Ten years before that donation, Abe Lincoln had arrived in Springfield, Ill. to see if he could make a living as a lawyer. He rented a room above the local general store owned by Josiah Speed. He and the young Kentuckian became best friends; they even shared a large bed, which wasn’t unusual in those days. The closeness of the two men endured through the years, which makes the following letter Lincoln wrote to Speed in 1855 so significant. Lincoln's Whig Pary was falling apart. The Republican Party was just forming. He wanted nothing to do with the nativist, virulently anti-immigrant and anti-catholic Know Nothings. 

"I am not a Know-Nothing. That is certain,” he assured Speed. 

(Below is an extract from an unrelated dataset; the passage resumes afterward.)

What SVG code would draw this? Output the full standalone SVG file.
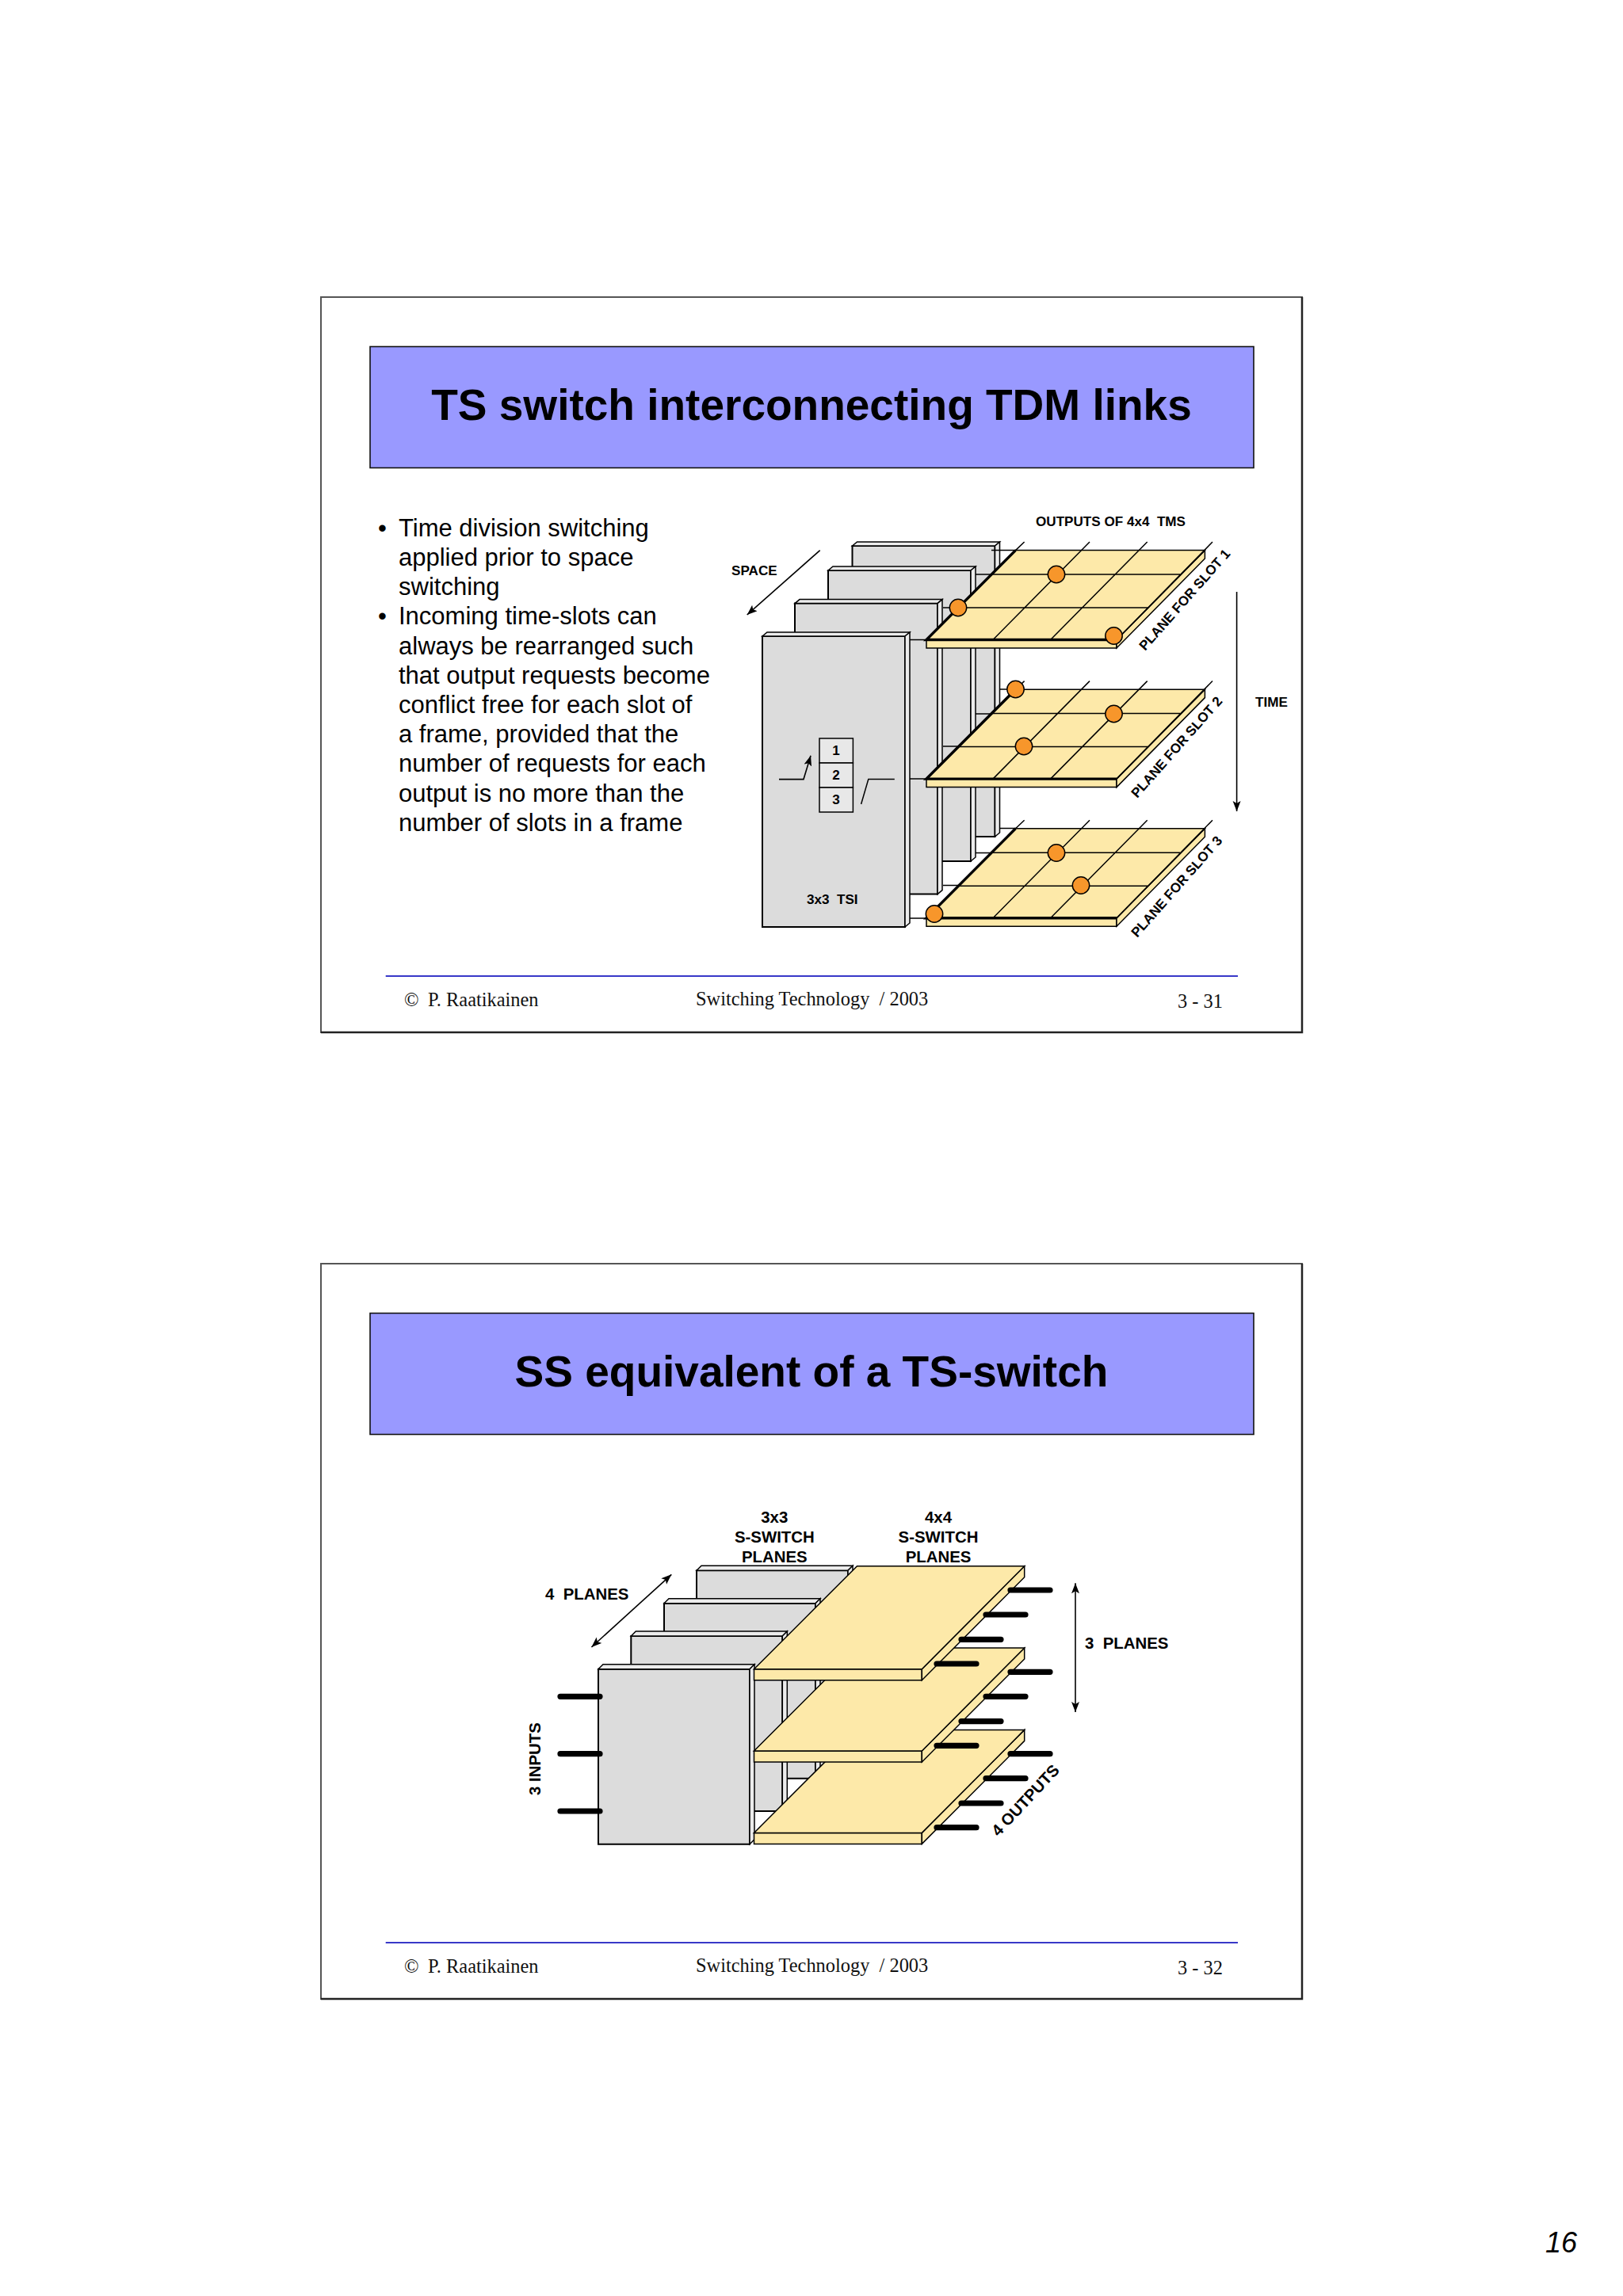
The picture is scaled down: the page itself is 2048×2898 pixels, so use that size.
<svg xmlns="http://www.w3.org/2000/svg" width="2048" height="2898" viewBox="0 0 2048 2898">
<style>
text{font-family:"Liberation Sans",Arial,sans-serif;fill:#000;white-space:pre}
.frame{fill:#fff;stroke:#555;stroke-width:2}
.shade{fill:none;stroke:#222;stroke-width:2.5}
.head{fill:#9999ff;stroke:#111;stroke-width:1.6}
.title{font-size:55px;font-weight:700;text-anchor:middle}
.body{font-size:31px}
.foot{font-family:"Liberation Serif","Times New Roman",serif;font-size:24.4px;fill:#111}
.rule{stroke:#3838c8;stroke-width:2}
.lab{font-size:17.1px;font-weight:700}
.lab2{font-size:20.4px;font-weight:700}
.mid{text-anchor:middle}
.gface{fill:#dcdcdc;stroke:#000;stroke-width:2}
.gbev{fill:#ececec;stroke:#000;stroke-width:1.5}
.yface{fill:#fde9a9;stroke:#000;stroke-width:1.5}
.yedge{fill:#fde9a9;stroke:#000;stroke-width:1.5}
.thick{stroke:#000;stroke-width:3.4;fill:none}
.thin{stroke:#000;stroke-width:1.5;fill:none}
.dot{fill:#f7962b;stroke:#000;stroke-width:1.5}
.pin{stroke:#000;stroke-width:7.2;stroke-linecap:round;fill:none}
.cell{fill:#e8e8e8;stroke:#000;stroke-width:1.5}
.arr{stroke:#000;stroke-width:1.6;fill:none;marker-end:url(#ah)}
.arr2{stroke:#000;stroke-width:1.6;fill:none;marker-end:url(#ah);marker-start:url(#ah)}
</style>
<defs>
<marker id="ah" markerUnits="userSpaceOnUse" markerWidth="14" markerHeight="12" refX="13" refY="5" orient="auto-start-reverse"><path d="M0,0 L13,5 L0,10 L3,5 Z" fill="#000"/></marker>
<g id="tplane">
<polygon class="yedge" points="1169,807.5 1409,807.5 1409,818 1169,818"/>
<polygon class="yedge" points="1409,807.5 1520.4,694.6 1520.4,705 1409,818"/>
<polygon class="yface" points="1169,807.5 1409,807.5 1520.4,694.6 1281.5,694.6"/>
<path class="thin" d="M1251,725H1489M1209.5,767H1449M1253,807.5L1375,684M1325.6,807.5L1447.7,684M1409,807.5L1530,684M1281.5,694.6L1292.6,684"/>
<path class="thick" d="M1281.5,694.6L1169,807.5H1409"/>
</g>
<g id="splane">
<polygon class="yedge" points="951.5,2106.7 1163.3,2106.7 1163.3,2120.7 951.5,2120.7"/>
<polygon class="yedge" points="1163.3,2106.7 1292.7,1976.7 1292.7,1990.7 1163.3,2120.7"/>
<polygon class="yface" points="951.5,2106.7 1163.3,2106.7 1292.7,1976.7 1081.5,1976.7"/>
<path class="pin" d="M1275,2007H1325M1244,2038H1294M1213,2069.3H1263M1182,2100H1232"/>
</g>
<g id="tp"><polygon class="gface" points="0,0 180,0 180,367 0,367"/><polygon class="gbev" points="0,0 6,-5 186,-5 180,0"/><polygon class="gbev" points="180,0 186,-5 186,362 180,367"/></g>
<g id="sp"><polygon class="gface" points="0,0 191,0 191,221 0,221"/><polygon class="gbev" points="0,0 6,-6 197,-6 191,0"/><polygon class="gbev" points="191,0 197,-6 197,215 191,221"/></g>
</defs>
<rect width="2048" height="2898" fill="#fff"/>

<g id="slide1-frame">
<rect class="frame" x="405" y="375" width="1238" height="928"/>
<path class="shade" d="M405,1303H1643V375"/>
<rect class="head" x="467" y="437.5" width="1115" height="153"/>
<text class="title" x="1024" y="530">TS switch interconnecting TDM links</text>
</g>
<g id="slide1-text" class="body">
<text class="body" x="477" y="676.7">•</text><text class="body" x="503" y="676.7">Time division switching</text>
<text class="body" x="503" y="713.9">applied prior to space</text>
<text class="body" x="503" y="751.1">switching</text>
<text class="body" x="477" y="788.3">•</text><text class="body" x="503" y="788.3">Incoming time-slots can</text>
<text class="body" x="503" y="825.5">always be rearranged such</text>
<text class="body" x="503" y="862.7">that output requests become</text>
<text class="body" x="503" y="899.9">conflict free for each slot of</text>
<text class="body" x="503" y="937.1">a frame, provided that the</text>
<text class="body" x="503" y="974.3">number of requests for each</text>
<text class="body" x="503" y="1011.5">output is no more than the</text>
<text class="body" x="503" y="1048.7">number of slots in a frame</text>
</g>
<g id="tsi-panel-4"><use href="#tp" x="1075.5" y="689"/></g>
<g id="tsi-panel-3"><use href="#tp" x="1045" y="720"/></g>
<g id="tsi-panel-2"><use href="#tp" x="1003" y="761.6"/></g>
<g id="tsi-panel-1"><use href="#tp" x="962" y="803"/>
<rect class="cell" x="1034" y="932" width="42.4" height="31"/>
<rect class="cell" x="1034" y="963" width="42.4" height="31"/>
<rect class="cell" x="1034" y="994" width="42.4" height="31"/>
<text class="lab mid" x="1055" y="953">1</text><text class="lab mid" x="1055" y="984">2</text><text class="lab mid" x="1055" y="1015">3</text>
<text class="lab" x="1018" y="1140.5">3x3  TSI</text>
</g>
<g id="connectors-slide1">
<path class="thin" d="M1251,694.6H1282M1231,725H1252M1190,767H1210M1148,807.5H1170"/>
<path class="thin" d="M1262,870H1282M1231,901H1252M1190,942H1210M1148,983H1170"/>
<path class="thin" d="M1262,1045.6H1282M1231,1076.5H1252M1190,1117.5H1210M1148,1159H1170"/>
<path class="arr" d="M983,983.6H1014L1023,953.7"/>
<path class="thin" d="M1128.8,983.6H1095.8L1086.6,1015"/>
<path class="arr" d="M1034.7,694.6L942.7,776"/>
<path class="arr" d="M1560.6,747V1024"/>
</g>
<g id="plane-slot-1"><use href="#tplane"/>
<circle class="dot" cx="1333" cy="725" r="10.7"/><circle class="dot" cx="1209" cy="767" r="10.7"/><circle class="dot" cx="1405.5" cy="802.5" r="10.7"/>
<text class="lab" transform="translate(1445,822) rotate(-48.5)">PLANE FOR SLOT 1</text></g>
<g id="plane-slot-2"><use href="#tplane" y="175.6"/>
<circle class="dot" cx="1281.5" cy="870" r="10.7"/><circle class="dot" cx="1405.5" cy="901" r="10.7"/><circle class="dot" cx="1292" cy="942" r="10.7"/>
<text class="lab" transform="translate(1435,1008) rotate(-48.5)">PLANE FOR SLOT 2</text></g>
<g id="plane-slot-3"><use href="#tplane" y="351.2"/>
<circle class="dot" cx="1333" cy="1076.5" r="10.7"/><circle class="dot" cx="1364" cy="1117.5" r="10.7"/><circle class="dot" cx="1179" cy="1153.5" r="10.7"/>
<text class="lab" transform="translate(1435,1184) rotate(-48.5)">PLANE FOR SLOT 3</text></g>
<g id="slide1-labels">
<text class="lab" x="1307" y="664">OUTPUTS OF 4x4  TMS</text>
<text class="lab" x="923" y="725.6">SPACE</text>
<text class="lab" x="1584" y="891.7">TIME</text>
</g>
<g id="slide1-footer">
<line class="rule" x1="486.7" y1="1232" x2="1562" y2="1232"/>
<text class="foot" x="510" y="1269.5">©</text><text class="foot" x="540" y="1269.5">P. Raatikainen</text>
<text class="foot" x="878" y="1269">Switching Technology  / 2003</text>
<text class="foot" x="1486" y="1271.5">3 - 31</text>
</g>

<g id="slide2-frame">
<rect class="frame" x="405" y="1595" width="1238" height="928"/>
<path class="shade" d="M405,2523H1643V1595"/>
<rect class="head" x="467" y="1657.5" width="1115" height="153"/>
<text class="title" x="1024" y="1750">SS equivalent of a TS-switch</text>
</g>
<g id="s-panel-4"><use href="#sp" x="879" y="1982.3"/></g>
<g id="s-panel-3"><use href="#sp" x="838" y="2023.7"/></g>
<g id="s-panel-2"><use href="#sp" x="796.3" y="2065"/></g>
<g id="s-panel-1"><use href="#sp" x="755" y="2106.7"/></g>
<g id="connectors-slide2">
<path class="pin" d="M707,2141.3H757M707,2213.7H757M707,2286H757"/>
<path class="arr2" d="M847.3,1987.3L746.4,2079"/>
<path class="arr2" d="M1357,1998.3V2161"/>
</g>
<g id="s-plane-3"><use href="#splane" y="206.7"/></g>
<g id="s-plane-2"><use href="#splane" y="103.3"/></g>
<g id="s-plane-1"><use href="#splane"/></g>
<g id="slide2-labels">
<text class="lab2 mid" x="977.3" y="1921.7">3x3</text>
<text class="lab2 mid" x="977.3" y="1946.7">S-SWITCH</text>
<text class="lab2 mid" x="977.3" y="1971.7">PLANES</text>
<text class="lab2 mid" x="1184" y="1921.7">4x4</text>
<text class="lab2 mid" x="1184" y="1946.7">S-SWITCH</text>
<text class="lab2 mid" x="1184" y="1971.7">PLANES</text>
<text class="lab2" x="688" y="2019">4  PLANES</text>
<text class="lab2" x="1369" y="2081">3  PLANES</text>
<text class="lab2" transform="translate(681.7,2266) rotate(-90)">3 INPUTS</text>
<text class="lab2" transform="translate(1260,2319) rotate(-47)">4 OUTPUTS</text>
</g>
<g id="slide2-footer">
<line class="rule" x1="486.7" y1="2452" x2="1562" y2="2452"/>
<text class="foot" x="510" y="2489.5">©</text><text class="foot" x="540" y="2489.5">P. Raatikainen</text>
<text class="foot" x="878" y="2489">Switching Technology  / 2003</text>
<text class="foot" x="1486" y="2491.5">3 - 32</text>
</g>
<text id="page-number" x="1950" y="2843" font-size="36" font-style="italic">16</text>
</svg>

“How can anyone who abhors the oppression of negroes, be in favor of degrading classes of white people? (Know Nothings and many Abolitionists were notoriously anti-Irish immigrant.)  Our progress in degeneracy appears to me to be pretty rapid. (The last decade had seen many violent attacks on Irish Catholics.) As a nation, we began by declaring that 'all men are created equal.' We now practically read it 'all men are created equal, except negroes.' When the Know-Nothings get control, it will read 'all men are created equal, except negroes, and foreigners, and catholics.' (Remember, this wasn’t  political, this was a letter to an old friend no,t a press release or speech; Lincoln could speak from his heart.) When it comes to this I should prefer emigrating to some country where they make no pretence of loving liberty—to Russia, for instance, where despotism can be taken pure, and without the base alloy of hypocracy." (Russia in 1855 was basically a police state. The Czar Nicholas I was dead; financial collapse and revolution were in the air.)

Lincoln went on to win the White House in 1860 and 1864 with very few votes from Irish Catholic voters. The Know Nothing Party peaked in 1855 and rapidly declined; split, like America, over slavery and immigration. 

Monument to some of the Irish Brigades who fought at Gettysburg.

How Irish immigrants helped win the Civil War

Shortly after the South began its effort to secede from the Union by bombing Fort Sumter in 1861, thousands of Irish Catholics gathered in New York‘s Union Square for a massive rally. Richard O’Gorman who had t,o get out of Ireland after fighting the British in 1848, spoke of leaving his status as a subject of the Crown behind, “When I assumed the rights of a citizen, I assumed, too, the duties of a citizen. Lincoln is not the President of my choice. No matter. He is the President chosen under the Constitution.”

Eventually, 150,000 Irish would serve in the Union Army. Fág an Bealach - Clear the way - was he battle cry in Irish for the troops, who made the difference in key battles. (25,000 Irish enlisted as Confederates but that's a story for another day.)

The  casualty rate among Irish soldiers was staggerng. That took its toll—not only on the ranks, but on the morale of home-front Irish Catholics. Two weeks after Gettysburg, New York Irish rioted, looted, burned, and murdered civilians—predominately Blacks—to protest the new military draft. Irishmen once willing to defend the Union now came to believe they were fighting to liberate emancipated Blacks whom they feared would undercut their already low wages. They had signed up for other reasons: To stop Southern secession, to make some money, to show they were true Americans ready to fight and die and to train for a military confrontation with the British back in Ireland.

The number of Irish who  served in the Union Army was second only to the number of Germans fighting to keep their new country together. When Medals of Honor were handed out, 146 went to men with Irish surnames; the Irish were the largest immigrant group represented by far. The first two soldiers killed at Fort Sumter, both born in Ireland, were among the recipients.

 Irish-born Major General Thomas Francis Meagher confirmed that his Union troops greatly enjoyed Lincoln’s “affable manner and cheerful badinage,” which “made him an especial favorite with these rough-and-ready appreciators of genuine kindness and good humor.”